What to produce
Quote the listing in full, exactly as given, minus any pictures.

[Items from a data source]

** START **

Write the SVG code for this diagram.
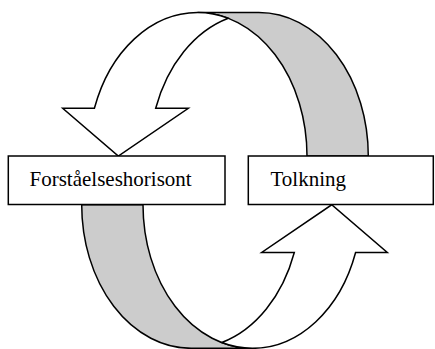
<svg xmlns="http://www.w3.org/2000/svg" xmlns:xlink="http://www.w3.org/1999/xlink" width="435" height="349" viewBox="0 0 435 349">
  <style>
    .ln { stroke: #000; stroke-width: 1.5; stroke-linejoin: miter; }
    .back { fill: #cccccc; }
    .front { fill: #ffffff; }
    .box { fill: #ffffff; stroke: #000; stroke-width: 1.5; }
    .lbl { font-family: "Liberation Serif", "Times New Roman", serif; font-size: 21px; fill: #000; }
  </style>
  <defs>
    <g id="curvedArrow">
      <path class="ln back" d="M 197.6 12.5 L 258.9 12.5 A 109.4 143.5 0 0 1 368.3 156 L 307 156 A 109.4 143.5 0 0 0 197.6 12.5 Z"/>
      <path class="ln front" d="M 197.6 12.5 A 109.4 143.5 0 0 0 94.4 108.3 L 62.7 108.3 L 118.3 156 L 188.3 108.3 L 155.7 108.3 A 109.4 143.5 0 0 1 228.25 18.25 A 109.4 143.5 0 0 0 197.6 12.5 Z"/>
    </g>
  </defs>
  <rect width="435" height="349" fill="#ffffff"/>
  <g id="connectors">
    <use xlink:href="#curvedArrow" href="#curvedArrow"/>
    <use xlink:href="#curvedArrow" href="#curvedArrow" transform="rotate(180 225 180.4)"/>
  </g>
  <g id="node-forstaelseshorisont">
    <rect class="box" x="8.3" y="156" width="216.7" height="48.5"/>
    <text class="lbl" x="29.5" y="185.7">Forståelseshorisont</text>
  </g>
  <g id="node-tolkning">
    <rect class="box" x="248.3" y="156" width="185" height="48.5"/>
    <text class="lbl" x="270.5" y="185.7">Tolkning</text>
  </g>
</svg>
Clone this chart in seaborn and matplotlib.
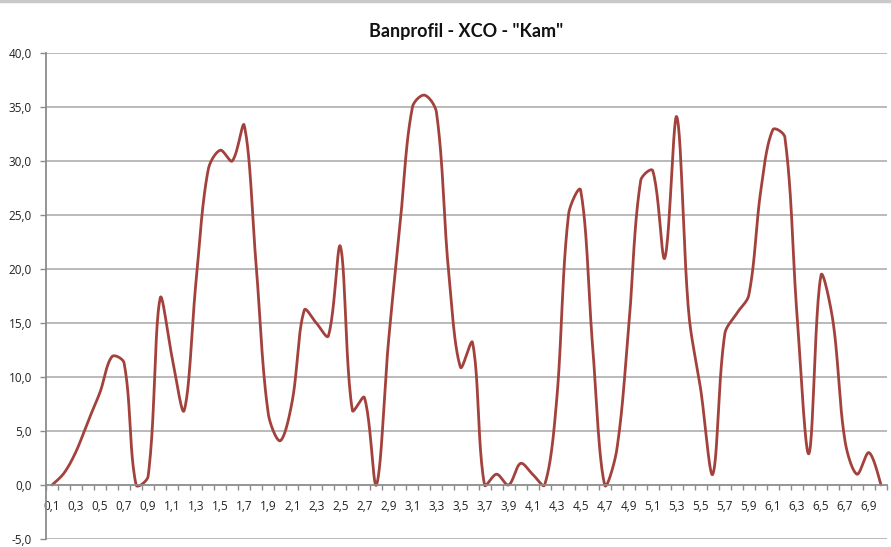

** END **

Reply to the exercise
Write the SVG code for this diagram.
<svg xmlns="http://www.w3.org/2000/svg" xmlns:xlink="http://www.w3.org/1999/xlink" width="435" height="349" viewBox="0 0 435 349">
  <style>
    .ln { stroke: #000; stroke-width: 1.5; stroke-linejoin: miter; }
    .back { fill: #cccccc; }
    .front { fill: #ffffff; }
    .box { fill: #ffffff; stroke: #000; stroke-width: 1.5; }
    .lbl { font-family: "Liberation Serif", "Times New Roman", serif; font-size: 21px; fill: #000; }
  </style>
  <defs>
    <g id="curvedArrow">
      <path class="ln back" d="M 197.6 12.5 L 258.9 12.5 A 109.4 143.5 0 0 1 368.3 156 L 307 156 A 109.4 143.5 0 0 0 197.6 12.5 Z"/>
      <path class="ln front" d="M 197.6 12.5 A 109.4 143.5 0 0 0 94.4 108.3 L 62.7 108.3 L 118.3 156 L 188.3 108.3 L 155.7 108.3 A 109.4 143.5 0 0 1 228.25 18.25 A 109.4 143.5 0 0 0 197.6 12.5 Z"/>
    </g>
  </defs>
  <rect width="435" height="349" fill="#ffffff"/>
  <g id="connectors">
    <use xlink:href="#curvedArrow" href="#curvedArrow"/>
    <use xlink:href="#curvedArrow" href="#curvedArrow" transform="rotate(180 225 180.4)"/>
  </g>
  <g id="node-forstaelseshorisont">
    <rect class="box" x="8.3" y="156" width="216.7" height="48.5"/>
    <text class="lbl" x="29.5" y="185.7">Forståelseshorisont</text>
  </g>
  <g id="node-tolkning">
    <rect class="box" x="248.3" y="156" width="185" height="48.5"/>
    <text class="lbl" x="270.5" y="185.7">Tolkning</text>
  </g>
</svg>
Clone this chart in seaborn and matplotlib.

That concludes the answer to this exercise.